Pubblichiamo la recensione di Pietro Maltese a Sfruttamento e dominio nel capitalismo del XXI secolo (Firenze, 2023), volume curato dai nostri redattori e saggisti Toni Casano e Antonio Minaldi per i tipi di Multimage
Frutto di un percorso laboratoriale svolto nel contesto del Caffè filosofico Beppe Bonetti, animato da militanti e studiosi accomunati dall’esigenza di porre in essere una critica radicale del capitalismo, il volume cerca di cartografare le forme contemporanee di estrazione di plusvalore e le modalità governamentali che garantiscono la relativa stabilità delle formazioni sociali capitalistiche. Per comprendere come funzionino i processi di sfruttamento e di dominio nel XXI secolo, il testo si snoda lungo cinque assi tematici, inerenti al devastante impatto dell’attività umana sull’ambiente, alle nuove articolazioni della produzione immateriale e del bio-capitalismo cognitivo, al capitalismo della sorveglianza, secondo la fortunata formula di Zuboff, al processo di finanziarizzazione dell’economia che conduce a una «redistribuzione distorta del reddito» e favorisce «la crescita dei redditi più alti» (p. 200), alla dimensione della geopolitica, nel saggio conclusivo osservata con uno sguardo marxiano tale da illuminare una tendenza alla stagnazione secolare del capitale che potrebbe sfociare nella fine del ruolo egemonico del dollaro.

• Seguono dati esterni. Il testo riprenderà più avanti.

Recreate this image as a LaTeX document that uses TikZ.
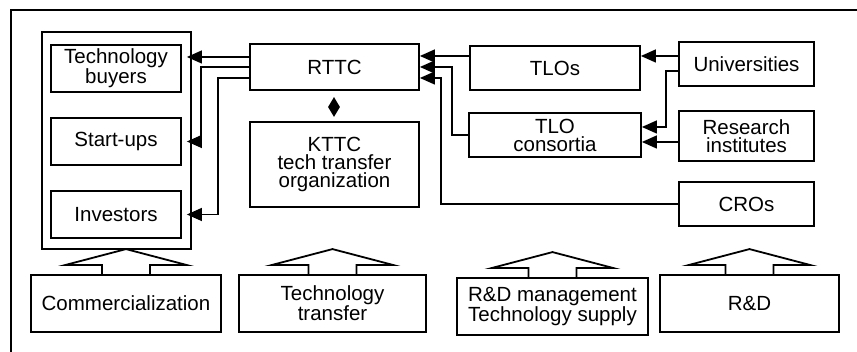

Punti di abbrivio di questo complesso reticolo di questioni sono, sin dall’Introduzione, lo sgretolamento della composizione di classe fordista, la sussunzione capitalistica delle istanze di liberazione e delle critiche all’organizzazione della fabbrica proprie dei movimenti sociali degli anni ’60 e ’70, la progressiva egemonia dell’ordine del discorso neoliberale. Quest’ultimo, in particolare, sarebbe riuscito a disarticolare il dissenso e a provocare una «spaccatura trasversale sul piano sociale generale del reticolo di solidarietà» (p. 15) dei produttori di plusvalore. In tal senso, come può leggersi in uno degli scritti del volume che interroga il tema della sorveglianza, uno degli obiettivi politici della «governamentalità neoliberale» risiederebbe nello «sbriciolare i tessuti che “collano” una società, al fine di indebolire […] le capacità immaginarie e resistenziali», di sfibrare i «legami sociali», di realizzare, insomma, una «colossale operazione di de-territorializzazione» (p. 133). Il che ha investito e investe anche il campo della riproduzione, per dirla con Alquati, della capacità umana vivente, ossia della produzione di soggettività in apparati egemonici come l’università, cui è dedicato un saggio che indaga le ondate riformiste del sistema di istruzione terziaria, palesando la politicità delle retoriche del merito, della valutazione, dell’eccellenza, che dovrebbero servire a guarire un organismo in crisi di identità, di produttività, di credibilità. Crisi che funziona, del resto, come arte del governo del capitalismo contemporaneo.
L’intelligenza collettiva che ha partorito questo prezioso volume – tra le cui pagine emergono, per inciso, posizioni non univoche o granitiche – non disegna, invero, alcuna opzione concretamente praticabile per intervenire nella e sulla crisi. Non v’è pars construens. Il che non è detto sia un demerito o una mancanza cui porre frettolosamente rimedio. Anche perché l’urgenza dell’abolizione dello stato di cose presenti ha bisogno del rigore militante dell’analisi e della critica, non di ricette per l’osteria dell’avvenire.